DATA SECTION -
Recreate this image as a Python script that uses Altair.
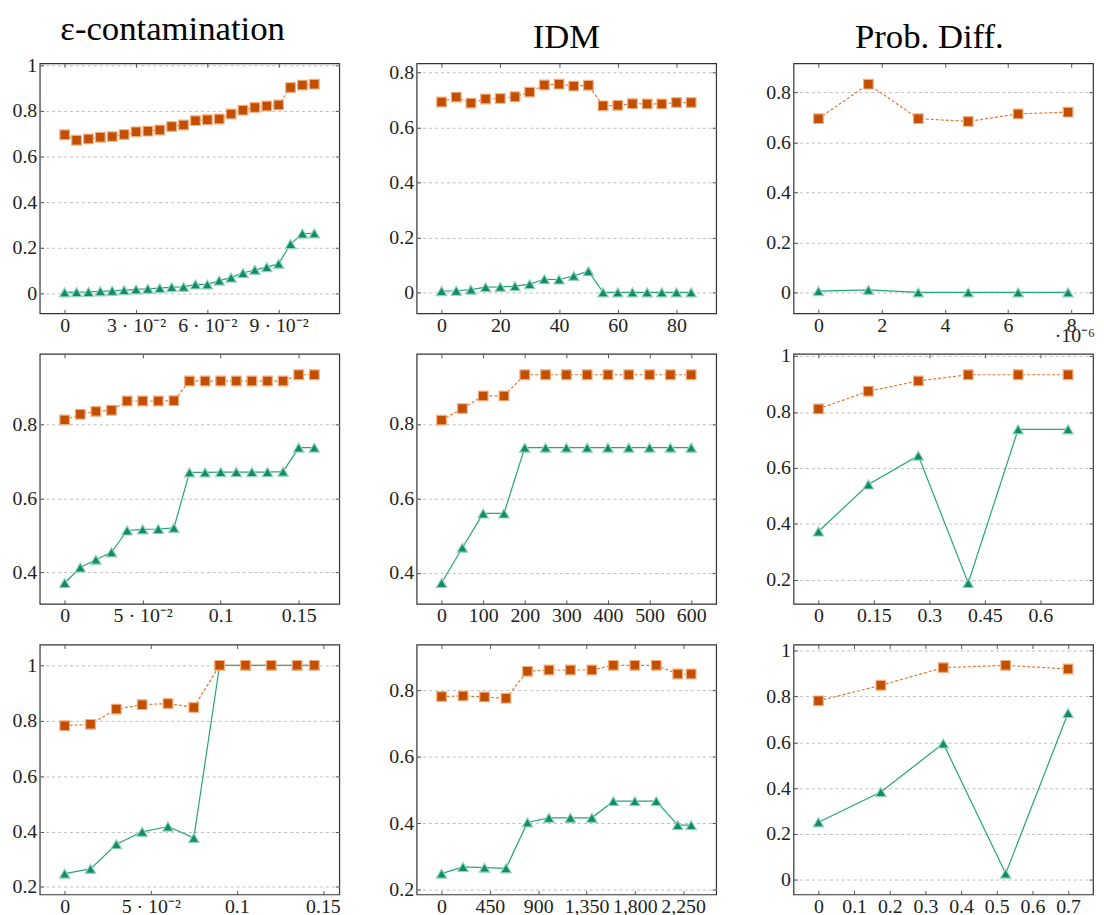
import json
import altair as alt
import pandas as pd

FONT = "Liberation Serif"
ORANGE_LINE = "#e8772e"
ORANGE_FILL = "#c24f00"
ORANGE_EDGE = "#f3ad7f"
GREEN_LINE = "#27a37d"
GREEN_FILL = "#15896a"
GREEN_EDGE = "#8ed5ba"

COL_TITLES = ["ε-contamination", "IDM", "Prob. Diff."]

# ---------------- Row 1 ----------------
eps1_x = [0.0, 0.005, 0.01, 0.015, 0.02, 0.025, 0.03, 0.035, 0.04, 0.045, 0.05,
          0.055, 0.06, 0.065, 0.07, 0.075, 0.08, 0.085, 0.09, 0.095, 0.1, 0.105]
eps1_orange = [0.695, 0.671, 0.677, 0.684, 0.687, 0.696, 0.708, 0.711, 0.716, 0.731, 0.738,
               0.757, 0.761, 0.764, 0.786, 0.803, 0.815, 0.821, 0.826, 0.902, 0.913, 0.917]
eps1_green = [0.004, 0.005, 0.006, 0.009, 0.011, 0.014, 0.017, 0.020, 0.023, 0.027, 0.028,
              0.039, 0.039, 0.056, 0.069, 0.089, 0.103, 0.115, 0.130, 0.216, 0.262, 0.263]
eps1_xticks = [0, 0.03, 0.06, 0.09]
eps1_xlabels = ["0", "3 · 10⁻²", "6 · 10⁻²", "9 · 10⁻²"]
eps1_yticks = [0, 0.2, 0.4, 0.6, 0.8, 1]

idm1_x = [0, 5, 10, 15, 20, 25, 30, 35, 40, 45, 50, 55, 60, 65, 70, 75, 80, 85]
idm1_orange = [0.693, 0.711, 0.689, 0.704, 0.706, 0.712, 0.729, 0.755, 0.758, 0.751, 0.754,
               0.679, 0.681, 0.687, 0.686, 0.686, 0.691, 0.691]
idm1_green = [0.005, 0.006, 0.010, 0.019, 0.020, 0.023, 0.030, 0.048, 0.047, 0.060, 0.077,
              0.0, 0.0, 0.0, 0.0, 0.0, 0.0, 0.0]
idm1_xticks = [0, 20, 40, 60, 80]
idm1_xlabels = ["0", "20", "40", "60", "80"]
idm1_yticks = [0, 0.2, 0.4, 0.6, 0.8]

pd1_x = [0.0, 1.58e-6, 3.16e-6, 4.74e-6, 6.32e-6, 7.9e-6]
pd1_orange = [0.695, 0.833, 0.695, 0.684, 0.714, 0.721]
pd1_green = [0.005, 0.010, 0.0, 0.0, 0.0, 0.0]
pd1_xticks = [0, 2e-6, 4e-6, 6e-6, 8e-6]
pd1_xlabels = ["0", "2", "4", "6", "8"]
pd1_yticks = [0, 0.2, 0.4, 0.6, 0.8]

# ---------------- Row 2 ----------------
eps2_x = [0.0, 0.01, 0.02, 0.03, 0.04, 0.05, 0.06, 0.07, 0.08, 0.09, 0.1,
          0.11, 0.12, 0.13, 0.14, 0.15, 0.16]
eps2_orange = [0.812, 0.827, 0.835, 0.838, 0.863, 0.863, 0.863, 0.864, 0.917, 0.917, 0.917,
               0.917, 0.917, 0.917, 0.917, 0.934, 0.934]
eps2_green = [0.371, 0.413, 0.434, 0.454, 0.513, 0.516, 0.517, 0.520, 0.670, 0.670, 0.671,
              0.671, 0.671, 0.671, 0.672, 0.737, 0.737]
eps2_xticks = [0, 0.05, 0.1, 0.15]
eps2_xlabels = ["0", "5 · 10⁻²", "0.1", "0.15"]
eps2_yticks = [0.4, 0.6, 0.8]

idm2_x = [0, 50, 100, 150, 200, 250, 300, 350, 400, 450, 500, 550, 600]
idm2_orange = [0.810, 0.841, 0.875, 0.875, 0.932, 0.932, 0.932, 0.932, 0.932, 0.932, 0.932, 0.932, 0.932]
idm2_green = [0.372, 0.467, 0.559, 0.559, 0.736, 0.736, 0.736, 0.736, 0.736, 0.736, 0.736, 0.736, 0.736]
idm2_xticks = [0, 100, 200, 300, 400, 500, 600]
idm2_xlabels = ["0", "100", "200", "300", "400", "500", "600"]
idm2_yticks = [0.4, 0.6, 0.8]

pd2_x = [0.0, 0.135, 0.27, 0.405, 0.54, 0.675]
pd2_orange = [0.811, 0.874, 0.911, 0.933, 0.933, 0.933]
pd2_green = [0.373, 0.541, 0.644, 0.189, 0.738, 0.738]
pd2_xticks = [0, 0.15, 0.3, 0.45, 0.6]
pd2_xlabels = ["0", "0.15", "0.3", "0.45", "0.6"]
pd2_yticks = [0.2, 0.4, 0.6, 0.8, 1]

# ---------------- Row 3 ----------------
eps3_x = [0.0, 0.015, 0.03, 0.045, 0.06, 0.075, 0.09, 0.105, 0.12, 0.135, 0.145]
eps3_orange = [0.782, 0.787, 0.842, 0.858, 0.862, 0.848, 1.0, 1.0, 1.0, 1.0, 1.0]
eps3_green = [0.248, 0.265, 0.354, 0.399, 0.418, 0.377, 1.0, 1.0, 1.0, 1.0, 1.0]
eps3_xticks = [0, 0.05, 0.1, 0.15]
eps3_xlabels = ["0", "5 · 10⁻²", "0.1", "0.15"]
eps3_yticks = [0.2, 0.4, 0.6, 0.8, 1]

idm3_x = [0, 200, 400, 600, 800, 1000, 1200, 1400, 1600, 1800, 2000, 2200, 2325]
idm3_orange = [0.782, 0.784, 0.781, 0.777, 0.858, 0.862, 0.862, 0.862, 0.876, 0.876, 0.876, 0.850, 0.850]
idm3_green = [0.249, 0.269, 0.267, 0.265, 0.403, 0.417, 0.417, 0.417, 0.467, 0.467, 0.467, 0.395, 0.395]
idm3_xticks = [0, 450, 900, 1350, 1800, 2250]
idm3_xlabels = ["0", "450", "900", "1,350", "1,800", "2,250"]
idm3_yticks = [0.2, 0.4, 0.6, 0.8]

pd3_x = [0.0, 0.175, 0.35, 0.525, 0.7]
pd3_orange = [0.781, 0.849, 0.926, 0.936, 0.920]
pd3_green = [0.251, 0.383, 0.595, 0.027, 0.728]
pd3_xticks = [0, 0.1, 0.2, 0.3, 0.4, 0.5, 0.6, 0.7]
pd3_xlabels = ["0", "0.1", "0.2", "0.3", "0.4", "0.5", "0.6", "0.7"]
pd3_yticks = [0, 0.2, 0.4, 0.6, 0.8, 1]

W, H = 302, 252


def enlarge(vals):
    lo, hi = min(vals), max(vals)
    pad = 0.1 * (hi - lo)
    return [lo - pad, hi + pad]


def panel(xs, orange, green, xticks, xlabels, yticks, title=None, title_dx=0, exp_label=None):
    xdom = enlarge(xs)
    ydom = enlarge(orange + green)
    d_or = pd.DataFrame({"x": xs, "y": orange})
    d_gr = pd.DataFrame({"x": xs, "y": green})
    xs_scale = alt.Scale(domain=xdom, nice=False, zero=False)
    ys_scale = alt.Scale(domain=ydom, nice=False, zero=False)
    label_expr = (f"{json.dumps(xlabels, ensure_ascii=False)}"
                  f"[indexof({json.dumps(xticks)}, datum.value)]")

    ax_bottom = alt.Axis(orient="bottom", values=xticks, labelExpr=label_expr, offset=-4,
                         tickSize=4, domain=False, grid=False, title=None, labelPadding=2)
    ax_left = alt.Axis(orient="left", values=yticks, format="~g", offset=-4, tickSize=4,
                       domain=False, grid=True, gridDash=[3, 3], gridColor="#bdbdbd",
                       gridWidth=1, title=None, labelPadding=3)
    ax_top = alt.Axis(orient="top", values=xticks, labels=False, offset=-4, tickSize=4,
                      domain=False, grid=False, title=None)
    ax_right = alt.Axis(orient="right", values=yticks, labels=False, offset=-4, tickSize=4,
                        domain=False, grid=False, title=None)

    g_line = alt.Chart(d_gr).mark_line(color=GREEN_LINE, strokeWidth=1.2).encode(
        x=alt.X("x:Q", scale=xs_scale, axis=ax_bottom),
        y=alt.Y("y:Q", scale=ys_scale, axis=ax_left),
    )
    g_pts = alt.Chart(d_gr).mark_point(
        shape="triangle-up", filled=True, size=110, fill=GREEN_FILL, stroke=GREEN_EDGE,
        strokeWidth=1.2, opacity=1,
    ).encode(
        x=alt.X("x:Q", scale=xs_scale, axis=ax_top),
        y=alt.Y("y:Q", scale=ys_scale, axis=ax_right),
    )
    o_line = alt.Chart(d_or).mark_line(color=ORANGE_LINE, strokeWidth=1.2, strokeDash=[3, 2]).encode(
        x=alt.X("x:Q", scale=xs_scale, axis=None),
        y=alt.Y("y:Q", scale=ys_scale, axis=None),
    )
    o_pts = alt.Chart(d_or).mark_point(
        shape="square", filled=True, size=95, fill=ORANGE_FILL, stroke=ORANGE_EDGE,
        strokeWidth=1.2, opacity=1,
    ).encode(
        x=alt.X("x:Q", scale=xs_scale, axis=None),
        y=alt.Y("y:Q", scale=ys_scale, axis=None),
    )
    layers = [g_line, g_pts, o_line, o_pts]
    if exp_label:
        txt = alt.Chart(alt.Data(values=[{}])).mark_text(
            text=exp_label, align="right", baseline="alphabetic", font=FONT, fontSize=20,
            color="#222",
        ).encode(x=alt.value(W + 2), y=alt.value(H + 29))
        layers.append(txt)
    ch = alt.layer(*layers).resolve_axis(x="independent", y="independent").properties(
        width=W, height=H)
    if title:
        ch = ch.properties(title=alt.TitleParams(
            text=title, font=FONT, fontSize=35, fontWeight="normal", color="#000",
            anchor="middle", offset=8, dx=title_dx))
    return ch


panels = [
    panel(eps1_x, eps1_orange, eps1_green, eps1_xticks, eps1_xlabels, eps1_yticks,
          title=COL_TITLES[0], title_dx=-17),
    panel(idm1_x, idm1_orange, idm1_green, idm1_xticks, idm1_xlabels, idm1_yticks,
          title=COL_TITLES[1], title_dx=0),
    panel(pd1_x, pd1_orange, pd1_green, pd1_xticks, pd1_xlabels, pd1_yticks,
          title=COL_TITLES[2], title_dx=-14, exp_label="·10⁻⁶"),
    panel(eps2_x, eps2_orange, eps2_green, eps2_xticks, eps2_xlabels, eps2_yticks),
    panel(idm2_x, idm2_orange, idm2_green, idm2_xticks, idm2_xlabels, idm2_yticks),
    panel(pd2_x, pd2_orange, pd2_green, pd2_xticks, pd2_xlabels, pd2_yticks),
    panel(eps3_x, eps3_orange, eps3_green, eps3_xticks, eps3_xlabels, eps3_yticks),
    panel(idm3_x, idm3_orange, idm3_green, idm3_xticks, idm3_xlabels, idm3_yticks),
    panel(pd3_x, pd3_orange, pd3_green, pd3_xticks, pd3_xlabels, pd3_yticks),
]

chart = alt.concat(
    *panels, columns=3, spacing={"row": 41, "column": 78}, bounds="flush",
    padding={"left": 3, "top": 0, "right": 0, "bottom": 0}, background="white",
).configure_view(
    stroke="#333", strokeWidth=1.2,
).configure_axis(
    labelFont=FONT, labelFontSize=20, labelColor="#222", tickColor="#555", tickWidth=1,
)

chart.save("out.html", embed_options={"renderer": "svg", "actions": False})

WORK INSTRUCTIONS - Transcribe exactly, with no pictures, the lines running from the first line of the material through the line holding "eps1_yticks = [0, 0.2, 0.4, 0.6, 0.8, 1]".

WORKED SOLUTION -
Recreate this image as a Python script that uses Altair.
import json
import altair as alt
import pandas as pd

FONT = "Liberation Serif"
ORANGE_LINE = "#e8772e"
ORANGE_FILL = "#c24f00"
ORANGE_EDGE = "#f3ad7f"
GREEN_LINE = "#27a37d"
GREEN_FILL = "#15896a"
GREEN_EDGE = "#8ed5ba"

COL_TITLES = ["ε-contamination", "IDM", "Prob. Diff."]

# ---------------- Row 1 ----------------
eps1_x = [0.0, 0.005, 0.01, 0.015, 0.02, 0.025, 0.03, 0.035, 0.04, 0.045, 0.05,
          0.055, 0.06, 0.065, 0.07, 0.075, 0.08, 0.085, 0.09, 0.095, 0.1, 0.105]
eps1_orange = [0.695, 0.671, 0.677, 0.684, 0.687, 0.696, 0.708, 0.711, 0.716, 0.731, 0.738,
               0.757, 0.761, 0.764, 0.786, 0.803, 0.815, 0.821, 0.826, 0.902, 0.913, 0.917]
eps1_green = [0.004, 0.005, 0.006, 0.009, 0.011, 0.014, 0.017, 0.020, 0.023, 0.027, 0.028,
              0.039, 0.039, 0.056, 0.069, 0.089, 0.103, 0.115, 0.130, 0.216, 0.262, 0.263]
eps1_xticks = [0, 0.03, 0.06, 0.09]
eps1_xlabels = ["0", "3 · 10⁻²", "6 · 10⁻²", "9 · 10⁻²"]
eps1_yticks = [0, 0.2, 0.4, 0.6, 0.8, 1]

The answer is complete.